With the economy the way it is, I figure that we’ll live right here, in this house, for at least several more years. I dream of moving back up to the Pacific Northwest (I lived in Washington State for many years, off and on, and loved it there). But I’ll just have to put that dream on the back burner for a while. In the meantime, it’s snowing. There are four inches on the ground now and it’s still coming down. I’m content.

2 comments:

Sketch said...

Oh I wish wish wish wish wish the Jeep wasn't so damn squirrelly on anything but dry ground. I'd come up today after work to bury with Logan in the snow and throw snowballs at him if I could, but I don't relish the thought of sliding off the road or over the yellow line into the path of a logging truck ... damnit.

*Sigh*

And what's really dumb is the Jeep actually has snow tires (supposedly) but it could barely even handle the very thin layer of sand someone put down on the road up to our house the other day without giving me great concern about sliding right off the road on one side or the other. And that was sand, and that was dry sand.

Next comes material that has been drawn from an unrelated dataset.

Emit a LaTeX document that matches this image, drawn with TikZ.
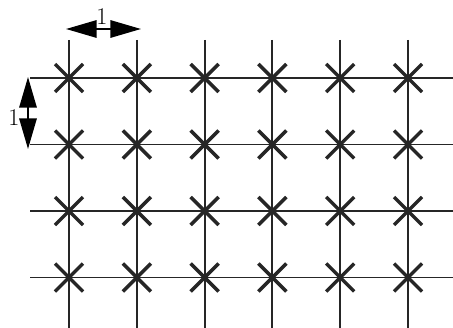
\documentclass[tikz,border=0pt]{standalone}
\usetikzlibrary{arrows.meta}
\begin{document}
\begin{tikzpicture}[x=0.75pt,y=-0.75pt,
  gridline/.style={line width=1.4pt,black!85},
  crossmark/.style={line width=2.6pt,black!85},
  dimarrow/.style={line width=1.6pt,{Triangle[length=23pt,width=13pt]}-{Triangle[length=23pt,width=13pt]}},
  dimlabel/.style={font=\fontsize{18}{18}\selectfont,inner sep=0pt}]
\useasboundingbox (0,0) rectangle (453,328);
\def\xs{69,136.8,204.6,272.4,340.2,408}
\def\ys{78,144.5,211,277.5}
% vertical lines
\foreach \x [count=\i] in \xs {
  \coordinate (vt\i) at (\x,40);
  \coordinate (vb\i) at (\x,328);
  \draw[gridline] (vt\i) -- (vb\i);
}
% horizontal lines
\foreach \y [count=\j] in \ys {
  \coordinate (hl\j) at (30,\y);
  \coordinate (hr\j) at (453,\y);
  \draw[gridline] (hl\j) -- (hr\j);
}
% crosses
\foreach \x [count=\i] in \xs {
  \foreach \y [count=\j] in \ys {
    \coordinate (p\i\j) at (\x,\y);
    \draw[crossmark] ([shift={(-14,-14)}]p\i\j) -- ([shift={(14,14)}]p\i\j);
    \draw[crossmark] ([shift={(-14,14)}]p\i\j) -- ([shift={(14,-14)}]p\i\j);
  }
}
% dimension arrows
\coordinate (ha) at (66,29);
\coordinate (hb) at (141,29);
\draw[dimarrow] (ha) -- (hb);
\node[dimlabel] (lh) at (102,17) {1};
\coordinate (va) at (28,77);
\coordinate (vb) at (28,149);
\draw[dimarrow] (va) -- (vb);
\node[dimlabel] (lv) at (14,118) {1};
\end{tikzpicture}
\end{document}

It it now wet sand, and I will be parking in the lot below the cliff today, leaving a note on the window for the owner of the lot explaining my disinterest in death, and walk up the damn hill in my new high-heeled boots.

Slowly.

Carefully.

Wishing I'd had the forethought to bring some sneakers with me to change into after work for just that climb ...

And' I'll probably still slip and slide far less than the Jeep would.

Larry Jones said...

Love your Snow series, Wren. I grew up in Minnesota, but haven't been in the snow myself for many years. I could be, though, any winter, in a couple of hours, and somehow it's important to know that. Glad you're enjoying it.